Pat McManus and his three sons Kevin, Adrian and Stephen

Pat McManus and his three sons Kevin, Adrian and Stephen

The heartbroken son of a Co Tyrone nurse who died after being diagnosed with Covid-19 has spoken of his pain as his father will never get to meet his first child due in the coming weeks.

Pat McManus, originally from Townsend Street in Strabane, passed away in the early hours of last Sunday after contracting the virus from a patient at the hospital where he worked.

The 60-year-old, who lived in north London, worked at North Staffordshire Royal Infirmary before joining Stafford Hospital.

Prior to his death, the father-of-three had been a nurse for more than 40 years.

Pat had been with his partner Lena Vincent for over 10 years and was a grandfather-of-five.

Speaking to the Belfast Telegraph, his eldest son Kevin (38) said his father had been "proud" to work for the NHS and also as a trade union representative.

A son of the late Joseph and Peggy McManus, a well-known SDLP councillor, Pat along with his ex-wife Anne-Marie, also a nurse, and their sons moved from Greysteel in Co Londonderry to London in 1994.

Despite this, Kevin said he and his two brothers, Adrian (37) and Stephen (32), were never allowed to forget their Irish roots.

"He signed us up to the underage hurling and football teams and also co-founded the local Celtic supporters club," he said.

While he didn't come from a nursing background himself, Pat's family members were inspired by him to also work in the healthcare sector.
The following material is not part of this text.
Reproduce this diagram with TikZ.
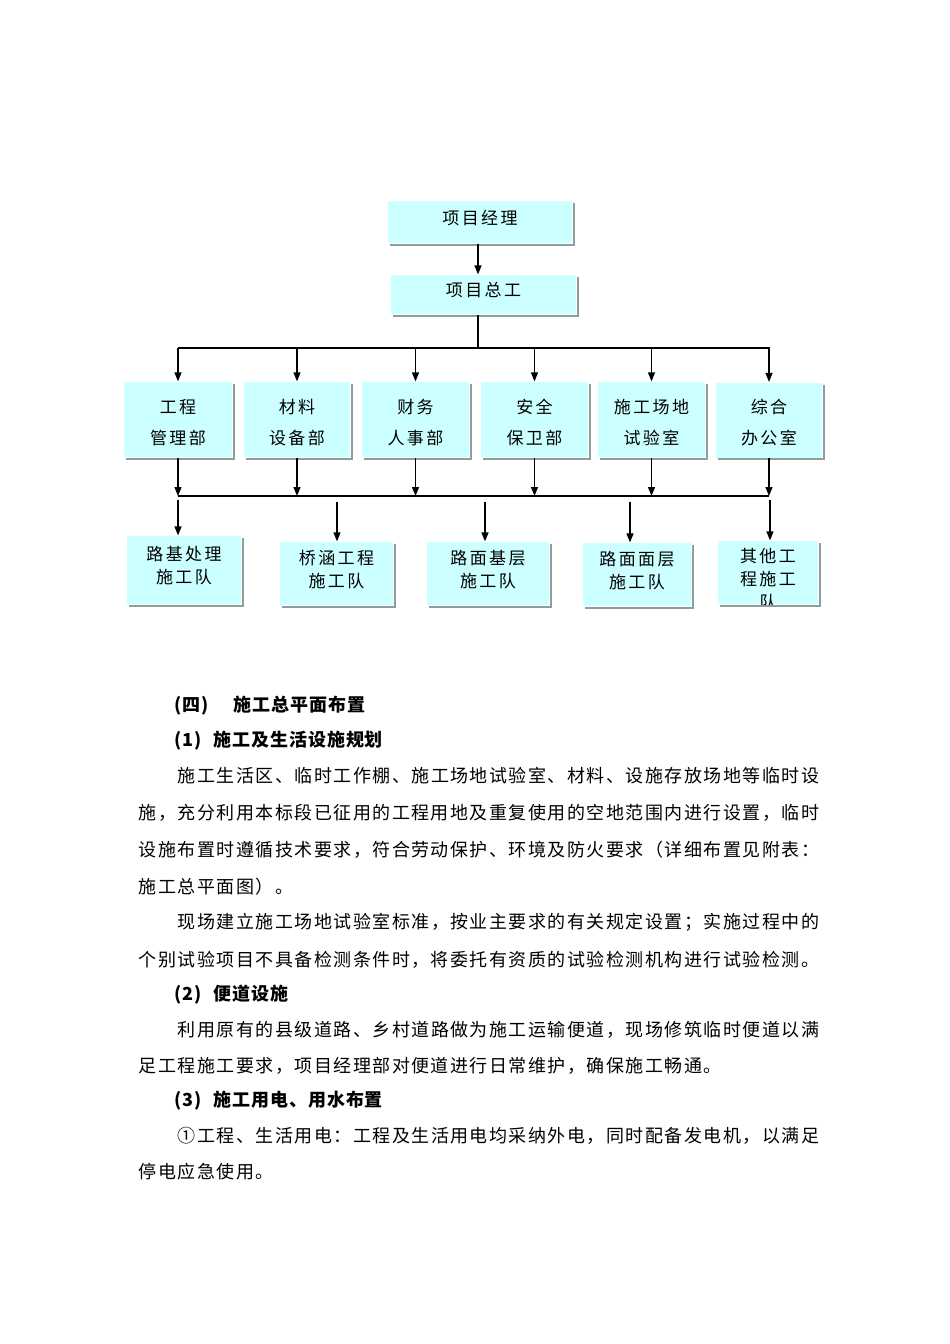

Having initially studied nursing, Kevin worked as a surgical assistant in an operating theatre in his early 20s while Stephen went on to become a midwife.

Despite having been diagnosed with multiple sclerosis in recent years, Pat, who only turned 60 on March 3, had insisted he wasn't going to let his fellow NHS staff down in the fight against coronavius.

"We told him as a family that maybe he shouldn't move from a managerial role back to the frontline but he was determined to be with his colleagues," said Kevin, who now works for the London Tube operator TfL.

"Dad knew 100% what he was letting himself in for.

"He was a big strong man but as we know this cruel virus takes no prisoners.

"His long-term plan was to return home to Strabane when he retired and that was where he wanted to be laid to rest."

Despite Pat initially telling his sons that he had "a really bad flu", Kevin said his father's condition deteriorated and he was treated in intensive care for seven days.

The family were called to the hospital early on Sunday morning following complications during the night but lockdown restrictions meant only Adrian could see his father "at the end".

"The most difficult part was not being able to be with him," Kevin said.

Kevin said his family have been hugely comforted by the many messages of support and sympathy over recent days and commended the "brilliant" hospital staff for caring for Pat in his final days.

Kevin and his wife Joanne (36) are expecting their first child in mid-June and he is saddened that his dad will never be able to meet his sixth grandchild.

"It will be some light in the darkness and I'm putting all my positive energy into that at the moment," he said.